Source code of charts:
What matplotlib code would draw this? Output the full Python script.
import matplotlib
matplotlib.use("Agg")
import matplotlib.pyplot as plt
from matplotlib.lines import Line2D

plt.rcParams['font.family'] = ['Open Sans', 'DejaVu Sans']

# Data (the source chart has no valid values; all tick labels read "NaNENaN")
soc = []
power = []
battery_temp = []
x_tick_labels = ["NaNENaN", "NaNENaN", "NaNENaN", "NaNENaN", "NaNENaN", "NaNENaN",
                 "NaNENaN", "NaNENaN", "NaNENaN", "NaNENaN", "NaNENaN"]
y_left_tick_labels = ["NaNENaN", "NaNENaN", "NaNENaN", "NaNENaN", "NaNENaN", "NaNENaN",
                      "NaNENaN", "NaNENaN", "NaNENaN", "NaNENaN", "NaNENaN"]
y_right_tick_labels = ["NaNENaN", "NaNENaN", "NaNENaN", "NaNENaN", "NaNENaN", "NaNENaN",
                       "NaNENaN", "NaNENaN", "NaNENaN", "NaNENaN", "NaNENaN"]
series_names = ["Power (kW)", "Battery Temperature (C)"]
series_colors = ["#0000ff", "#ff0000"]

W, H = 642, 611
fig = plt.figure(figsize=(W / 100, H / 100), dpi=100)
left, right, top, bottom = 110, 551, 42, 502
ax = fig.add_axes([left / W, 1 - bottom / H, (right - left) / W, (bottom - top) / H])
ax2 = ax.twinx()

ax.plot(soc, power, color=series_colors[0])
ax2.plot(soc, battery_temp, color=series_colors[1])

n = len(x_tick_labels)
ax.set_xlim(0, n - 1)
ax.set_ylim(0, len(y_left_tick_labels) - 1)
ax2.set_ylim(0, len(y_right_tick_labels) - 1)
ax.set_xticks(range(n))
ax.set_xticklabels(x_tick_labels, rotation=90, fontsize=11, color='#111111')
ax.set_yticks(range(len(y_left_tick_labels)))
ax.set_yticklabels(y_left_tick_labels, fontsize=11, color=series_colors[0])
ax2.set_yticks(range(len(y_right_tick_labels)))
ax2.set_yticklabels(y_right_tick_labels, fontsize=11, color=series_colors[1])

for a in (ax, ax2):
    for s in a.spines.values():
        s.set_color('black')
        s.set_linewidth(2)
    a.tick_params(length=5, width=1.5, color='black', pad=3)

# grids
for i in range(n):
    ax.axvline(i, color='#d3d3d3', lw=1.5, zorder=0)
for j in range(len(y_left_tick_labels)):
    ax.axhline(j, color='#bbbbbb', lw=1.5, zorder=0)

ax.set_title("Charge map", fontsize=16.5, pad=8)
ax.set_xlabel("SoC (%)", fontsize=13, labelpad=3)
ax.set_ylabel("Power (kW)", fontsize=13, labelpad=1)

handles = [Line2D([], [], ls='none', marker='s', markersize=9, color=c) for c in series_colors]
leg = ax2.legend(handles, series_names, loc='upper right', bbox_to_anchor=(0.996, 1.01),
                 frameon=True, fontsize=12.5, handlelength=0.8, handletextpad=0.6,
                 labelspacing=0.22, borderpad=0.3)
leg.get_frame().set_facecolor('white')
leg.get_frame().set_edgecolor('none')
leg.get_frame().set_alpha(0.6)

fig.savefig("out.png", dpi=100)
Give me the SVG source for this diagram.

▸ SHORT PROBLEM: Copy each line of the entries that includes the word "this".

▸ REPLY TO THE EXERCISE:
What matplotlib code would draw this? Output the full Python script.
Give me the SVG source for this diagram.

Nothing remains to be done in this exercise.